===== The input =====
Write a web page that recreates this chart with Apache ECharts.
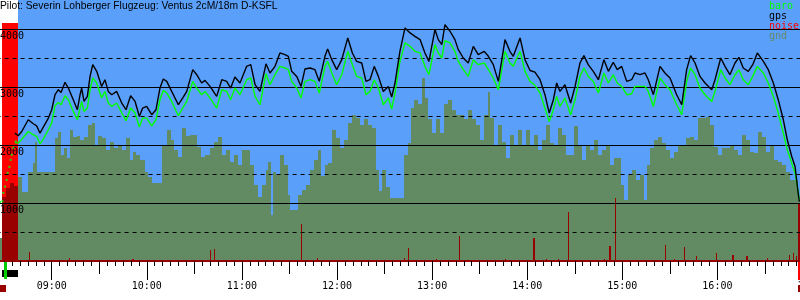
<!DOCTYPE html>
<html><head><meta charset="utf-8">
<script src="https://cdn.jsdelivr.net/npm/echarts@6.0.0/dist/echarts.min.js"></script>
<style>html,body{margin:0;padding:0;background:#fff}#c{width:800px;height:300px}</style>
</head><body><div id="c"></div>
<script>
// ---- data (times are minutes since midnight, altitudes in metres) ----
const titleText = 'Pilot: Severin Lohberger Flugzeug: Ventus 2cM/18m D-KSFL';
const legendNames = ['baro', 'gps', 'noise', 'gnd'];
const yTickLabels = [1000, 2000, 3000, 4000];

const flightTime = [516.8,518.9,521.1,525.2,528.4,530.5,532.6,534.7,537.9,540.0,
542.1,544.2,545.9,548.4,550.5,553.6,556.2,557.9,558.9,560.4,
562.5,564.2,565.9,568.4,571.5,573.6,575.7,577.9,581.0,584.2,
586.9,589.8,592.6,595.3,597.4,599.9,603.1,605.8,608.3,610.4,
612.6,615.7,619.9,622.6,625.2,629.0,631.5,634.6,636.7,639.9,
644.1,647.3,650.4,652.9,655.6,658.8,663.0,665.6,668.3,671.4,
675.2,677.7,680.9,684.0,687.2,689.3,691.4,694.6,697.3,699.8,
703.0,706.1,708.8,712.4,714.1,716.7,719.8,723.0,726.8,729.7,
732.4,735.6,738.3,740.8,743.5,746.1,749.2,752.4,754.5,756.6,
759.7,762.9,766.1,769.2,772.4,775.5,778.0,781.8,783.9,786.1,
788.1,791.3,794.4,796.5,799.7,802.8,806.0,809.1,812.9,815.5,
818.6,821.8,826.0,829.1,831.2,835.5,838.6,841.8,844.9,848.1,
851.2,853.9,856.5,858.6,860.7,863.8,867.4,870.2,873.3,875.8,
878.5,881.7,884.9,888.4,891.2,894.3,896.8,899.6,902.8,905.9,
908.0,911.2,914.3,916.4,919.6,923.8,926.9,930.1,934.3,937.5,
940.6,943.1,945.9,949.0,952.2,956.4,958.5,962.1,964.8,967.9,
971.1,973.6,976.3,979.5,982.3,985.2,989.0,992.1,995.3,998.4,
1001.6,1004.1,1006.9,1009.0,1010.7,1011.7];

const gpsAlt = [2205,2159,2233,2435,2366,2331,2205,2309,2464,2608,
2867,2953,2907,3080,2982,2781,2608,2867,2982,2751,
2838,3183,3385,3270,3010,3126,2924,2867,2924,2724,
2608,2850,2751,2492,2637,2665,2522,2608,2982,3138,
3097,2924,2694,2810,2924,3299,3212,3069,3114,3010,
2838,3126,3097,2982,3173,3069,3356,3385,3040,2924,
3400,3242,3356,3587,3558,3529,3270,3183,3010,3311,
3327,3299,3097,3529,3656,3471,3299,3471,3846,3587,
3442,3414,3097,3126,3356,3183,2924,3010,2827,3069,
3615,4019,3932,3874,3817,3587,3442,3990,3817,3731,
4076,3961,3817,3644,3500,3414,3701,3558,3615,3529,
3385,3097,3817,3615,3529,3846,3471,3285,3256,3126,
2867,2551,2781,3069,2924,3040,2724,3010,3414,3541,
3385,3270,3126,3471,3270,3426,3299,3356,3097,3126,
3242,3212,3242,3126,2867,3356,3242,3155,2867,2694,
3299,3541,3414,3183,3069,2953,3126,3500,3356,3212,
3414,3511,3327,3270,3385,3587,3442,3299,3069,2781,
2435,2090,1801,1629,1226,1024];

const baroAlt = [2040,2033,2100,2233,2176,2147,2021,2102,2263,2378,
2677,2734,2694,2850,2781,2579,2435,2637,2751,2579,
2637,2953,3155,3069,2810,2924,2724,2665,2724,2551,
2418,2637,2551,2309,2464,2464,2331,2435,2781,2941,
2896,2751,2504,2637,2751,3097,2982,2867,2924,2810,
2637,2953,2924,2781,2982,2867,3126,3155,2838,2694,
3230,3040,3212,3356,3327,3299,3097,2982,2810,3097,
3126,3097,2896,3356,3442,3242,3040,3212,3615,3385,
3183,3155,2867,2924,3126,2982,2694,2810,2620,2896,
3442,3760,3701,3615,3587,3356,3212,3731,3587,3500,
3800,3760,3615,3442,3299,3183,3471,3385,3414,3299,
3155,2953,3615,3414,3356,3615,3270,3097,3030,2896,
2637,2406,2608,2838,2665,2810,2522,2781,3183,3327,
3183,3097,2896,3242,3069,3212,3069,3010,2867,2884,
3010,3010,3010,2924,2665,3155,3040,2953,2694,2522,
3097,3327,3212,2982,2867,2751,2924,3299,3155,3040,
3212,3299,3126,3040,3183,3356,3242,3069,2838,2551,
2205,1917,1687,1515,1240,1054];

// engine climb, logged sparsely (baro only)
const climbTime = [507.4,508.9,509.5,510.5,511.6,512.2,513.3,514.1,514.8,515.8,517.3];
const climbBaro = [1019,1030,1174,1283,1399,1520,1623,1744,1831,1952,2061];

// ground elevation under the track: step start time and height
const gndTime = [507.4,508.6,511.2,513.7,516.2,518.7,521.3,525.1,528.2,529.5,
530.7,542.1,544.0,545.9,547.8,549.7,551.5,553.4,556.0,557.9,
560.4,562.9,565.4,567.3,569.2,571.7,574.3,576.8,579.3,581.8,
584.4,586.9,589.4,591.3,593.2,595.7,598.9,600.8,603.3,609.6,
612.7,615.3,617.2,619.7,622.2,624.7,627.3,631.7,634.2,636.7,
639.9,642.4,644.9,647.4,650.0,652.5,655.0,657.5,660.1,665.1,
667.6,670.2,672.7,675.2,676.5,678.4,679.6,681.5,684.0,686.6,
689.1,690.3,695.4,697.9,700.4,703.0,705.5,708.0,709.9,712.4,
714.3,716.8,719.4,721.9,724.4,726.9,729.5,732.0,734.5,737.0,
739.6,742.1,744.6,746.5,748.4,750.9,753.4,762.3,764.8,766.7,
768.6,771.1,773.6,775.5,777.4,779.9,782.5,785.0,787.5,790.0,
792.6,795.1,800.1,802.6,805.2,807.7,810.2,812.7,815.3,816.5,
819.0,821.6,824.1,826.6,829.1,831.7,834.2,836.7,839.2,841.8,
844.3,846.8,849.3,851.9,854.4,856.9,859.4,861.9,864.5,869.5,
872.0,874.6,877.1,879.6,882.1,884.7,887.2,889.7,892.2,894.8,
899.2,901.1,903.6,906.1,908.6,911.2,913.7,915.6,917.5,920.0,
922.5,925.0,927.6,930.1,932.6,935.1,940.2,942.7,945.2,947.8,
952.8,955.3,957.8,960.4,962.9,967.9,970.5,973.0,975.5,978.0,
980.6,983.1,985.6,988.1,990.7,993.2,995.7,998.2,1000.7,1003.3,
1005.8,1010.8];
const gndAlt = [400,1110,1260,1350,1300,1450,1190,1540,1690,2060,
1540,2120,2230,1830,1950,1780,2260,2140,2160,2090,
2140,2350,2380,2000,2160,2120,1920,2060,1950,2000,
1920,2120,1740,1880,1830,1740,1540,1450,1350,2000,
2260,2090,1920,1800,2300,2160,2180,1970,1800,1830,
1950,2060,2140,1830,1920,1710,1830,1660,1920,1660,
1310,1110,1310,1570,1710,800,1540,1490,1830,1660,
1140,880,1140,1230,1310,1570,1740,1920,1470,1660,
1690,2260,2120,1950,2090,2380,2520,2470,2350,2440,
2350,2300,1570,1210,1570,1280,1090,1830,2040,2640,
2780,2710,3160,2810,2440,2210,2440,2210,2710,2780,
2610,2520,2440,2610,2440,2350,2090,2520,2920,2470,
2000,2350,2060,1780,2180,2000,2260,2000,2260,2000,
2180,1920,2090,2350,2040,2000,2300,2180,1830,2320,
2000,1740,2000,1920,2090,1830,1920,2000,1660,1780,
1310,1050,1490,1570,1400,1490,1050,1660,1950,2090,
2140,2040,1920,1780,1880,2000,2120,2140,2090,2470,
2490,2350,1970,1830,1950,2000,1920,1830,2180,2090,
1880,1860,2230,2140,1880,2000,1740,1710,1660,1540,
1400,1060];

// engine / noise level (scaled to altitude axis)
const noiseStart = [508.6,525.9,550.9,590.5,639.9,642.6,697.1,707.2,762.5,764.6,
782.5,797.2,826.0,843.8,851.7,859.4,865.9,888.4,891.8,895.6,
927.0,932.8,939.1,946.3,958.9,969.0,978.0,991.5,1005.2,1007.9,
1009.4,1010.6,1011.0];
const noiseEnd = [518.7,526.5,551.5,591.7,640.5,643.2,697.7,707.8,763.1,765.2,
783.1,797.8,826.6,844.4,852.3,860.0,866.5,889.0,892.4,896.2,
927.6,933.4,939.7,946.9,959.5,970.2,979.2,992.1,1005.8,1008.5,
1010.0,1011.0,1020];
const noiseVal = [4110,160,52,35,190,207,640,57,60,230,
40,432,30,392,30,30,840,30,260,1083,
276,30,236,86,132,104,86,57,104,132,
90,480,1000];

// time of valid gps track (blue background) and event markers under the axis
const trackStart = 518.7;
const markStart = [507.4, 508.6, 510.2, 1010.8, 1011.1];
const markEnd   = [511.2, 518.7, 511.5, 1012.5, 1012.5];
const markKind  = ['log', 'engine', 'takeoff', 'landing', 'log'];

// ---- chart ----
const AX_MIN = 480, AX_MAX = 1020, Y_MAX = 4500;
const MONO = 'DejaVu Sans Mono';
const C = {bg:'#5a9ffa', gnd:'#638b63', red:'#ff0000', dark:'#990000', baro:'#00ff00', gps:'#000000'};

const gndData = gndTime.map((t, i) => [t, i + 1 < gndTime.length ? gndTime[i + 1] : AX_MAX, gndAlt[i]]);
const noiseData = noiseStart.map((t, i) => [t, noiseEnd[i], noiseVal[i]]);
const overlapData = [];
noiseData.forEach(n => gndData.forEach(g => {
  const a = Math.max(n[0], g[0]), b = Math.min(n[1], g[1]);
  if (b > a) overlapData.push([a, b, Math.min(n[2], g[2])]);
}));
const markData = markStart.map((t, i) => [t, markEnd[i], markKind[i]]);

function rectRender(color) {
  return function (params, api) {
    const a = api.coord([api.value(0), api.value(2)]);
    const b = api.coord([api.value(1), 0]);
    const x0 = Math.round(a[0]), x1 = Math.round(b[0]);
    const y0 = Math.round(a[1]);
    return {type: 'rect', shape: {x: x0, y: y0, width: Math.max(1, x1 - x0), height: b[1] - y0},
            style: {fill: color}};
  };
}
const markStyle = {
  log: {dy0: 24, dy1: 31, color: C.dark},
  engine: {dy0: 9, dy1: 16, color: '#000000'},
  takeoff: {dy0: 1, dy1: 18, color: '#00cc00'},
  landing: {dy0: 1, dy1: 19, color: C.red}
};
function markRender(params, api) {
  const a = api.coord([api.value(0), 0]);
  const b = api.coord([api.value(1), 0]);
  const s = markStyle[markKind[params.dataIndex]];
  const x0 = Math.round(a[0]), x1 = Math.round(b[0]);
  return {type: 'rect', shape: {x: x0, y: a[1] + s.dy0, width: Math.max(1, x1 - x0), height: s.dy1 - s.dy0},
          style: {fill: s.color}};
}
const hhmm = v => String(Math.floor(v / 60)).padStart(2, '0') + ':' + String(v % 60).padStart(2, '0');

function xAx(interval, tickLen, extra) {
  return Object.assign({
    type: 'value', position: 'bottom', offset: 0, min: AX_MIN, max: AX_MAX, interval: interval,
    axisLine: {show: false, onZero: false},
    axisTick: {show: true, length: tickLen, lineStyle: {color: '#000', width: 1}},
    axisLabel: {show: false}, splitLine: {show: false}
  }, extra || {});
}

const chart = echarts.init(document.getElementById('c'), null, {renderer: 'canvas'});
chart.setOption({
  animation: false,
  title: {text: titleText, left: 0, top: 1, padding: 0,
    textStyle: {fontFamily: 'Liberation Sans', fontSize: 10.3, fontWeight: 'normal', color: '#000'}},
  legend: {left: 764, top: 1, orient: 'vertical', itemGap: 0, itemWidth: 0, itemHeight: 10,
    icon: 'none', selectedMode: false, padding: 0,
    textStyle: {fontFamily: MONO, fontSize: 10, lineHeight: 10},
    data: [
      {name: legendNames[0], textStyle: {color: C.baro}},
      {name: legendNames[1], textStyle: {color: C.gps}},
      {name: legendNames[2], textStyle: {color: C.red}},
      {name: legendNames[3], textStyle: {color: '#668866'}}
    ]},
  grid: {left: -43.4, top: 0, width: 855.9, height: 261, containLabel: false, outerBoundsMode: 'none'},
  xAxis: [
    xAx(5, 5, {axisLine: {show: true, onZero: false, lineStyle: {color: C.dark, width: 2}}}),
    xAx(30, 13),
    xAx(60, 19, {axisLabel: {show: true, margin: 20.5, formatter: hhmm, color: '#000',
      fontFamily: MONO, fontSize: 10}})
  ],
  yAxis: [
    {type: 'value', position: 'left', offset: -43.4, min: 0, max: Y_MAX, interval: 500,
      axisLine: {show: false}, axisTick: {show: false},
      axisLabel: {inside: true, margin: 0, verticalAlign: 'top', padding: [2, 0, 0, 0],
        color: '#000', fontFamily: MONO, fontSize: 10,
        formatter: v => yTickLabels.indexOf(v) >= 0 ? String(v) : ''},
      splitLine: {show: true, showMinLine: false, showMaxLine: false,
        lineStyle: {color: '#000', width: 1, type: [4, 4]}}},
    {type: 'value', position: 'left', offset: -43.4, min: 0, max: Y_MAX, interval: 1000,
      axisLine: {show: false}, axisTick: {show: false}, axisLabel: {show: false},
      splitLine: {show: true, showMinLine: false, showMaxLine: false,
        lineStyle: {color: '#000', width: 1}}}
  ],
  series: [
    {type: 'custom', name: 'bg', silent: true, z: -4, renderItem: rectRender(C.bg),
      dimensions: ['t0', 't1', 'v'], encode: {x: [0, 1], y: 2},
      data: [[trackStart, AX_MAX, Y_MAX]]},
    {type: 'custom', name: 'noise', silent: true, z: -3, renderItem: rectRender(C.red),
      dimensions: ['t0', 't1', 'v'], encode: {x: [0, 1], y: 2}, itemStyle: {color: C.red}, data: noiseData},
    {type: 'custom', name: 'gnd', silent: true, z: -2, renderItem: rectRender(C.gnd),
      dimensions: ['t0', 't1', 'v'], encode: {x: [0, 1], y: 2}, itemStyle: {color: C.gnd}, data: gndData},
    {type: 'custom', name: 'noise', silent: true, z: -1, renderItem: rectRender(C.dark),
      dimensions: ['t0', 't1', 'v'], encode: {x: [0, 1], y: 2}, data: overlapData},
    {type: 'line', name: 'baro', z: 3, showSymbol: false, silent: true,
      lineStyle: {color: C.baro, width: 1.4}, itemStyle: {color: C.baro},
      data: flightTime.map((t, i) => [t, baroAlt[i]])},
    {type: 'scatter', name: 'baro', z: 3, silent: true, symbol: 'rect', symbolSize: 2,
      itemStyle: {color: C.baro}, data: climbTime.map((t, i) => [t, climbBaro[i]])},
    {type: 'line', name: 'gps', z: 4, showSymbol: false, silent: true,
      lineStyle: {color: C.gps, width: 1.4}, itemStyle: {color: C.gps},
      data: flightTime.map((t, i) => [t, gpsAlt[i]])},
    {type: 'custom', name: 'marks', silent: true, z: 5, clip: false, renderItem: markRender,
      dimensions: ['t0', 't1', 'k'], encode: {x: [0, 1]}, data: markData}
  ]
});
</script></body></html>
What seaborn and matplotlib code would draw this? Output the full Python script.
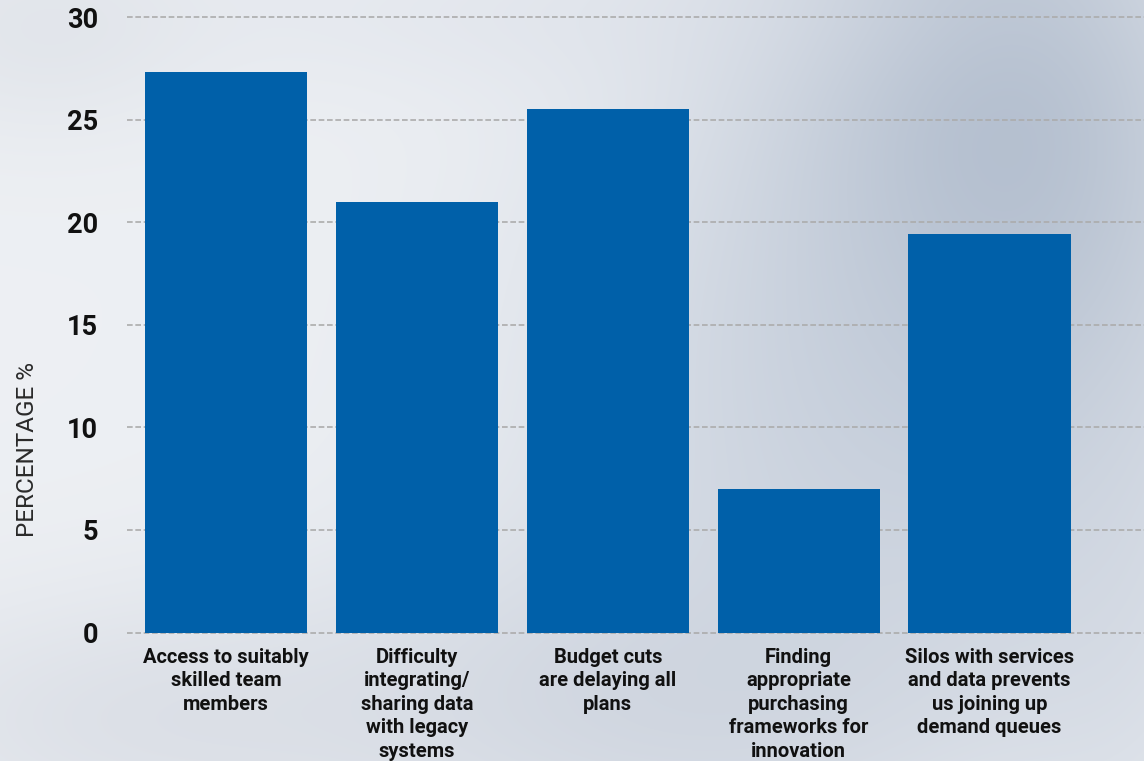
=====
## Task to complete
Extract from the material all lines containing the string "this".

## Task response
Write a web page that recreates this chart with Apache ECharts.
What seaborn and matplotlib code would draw this? Output the full Python script.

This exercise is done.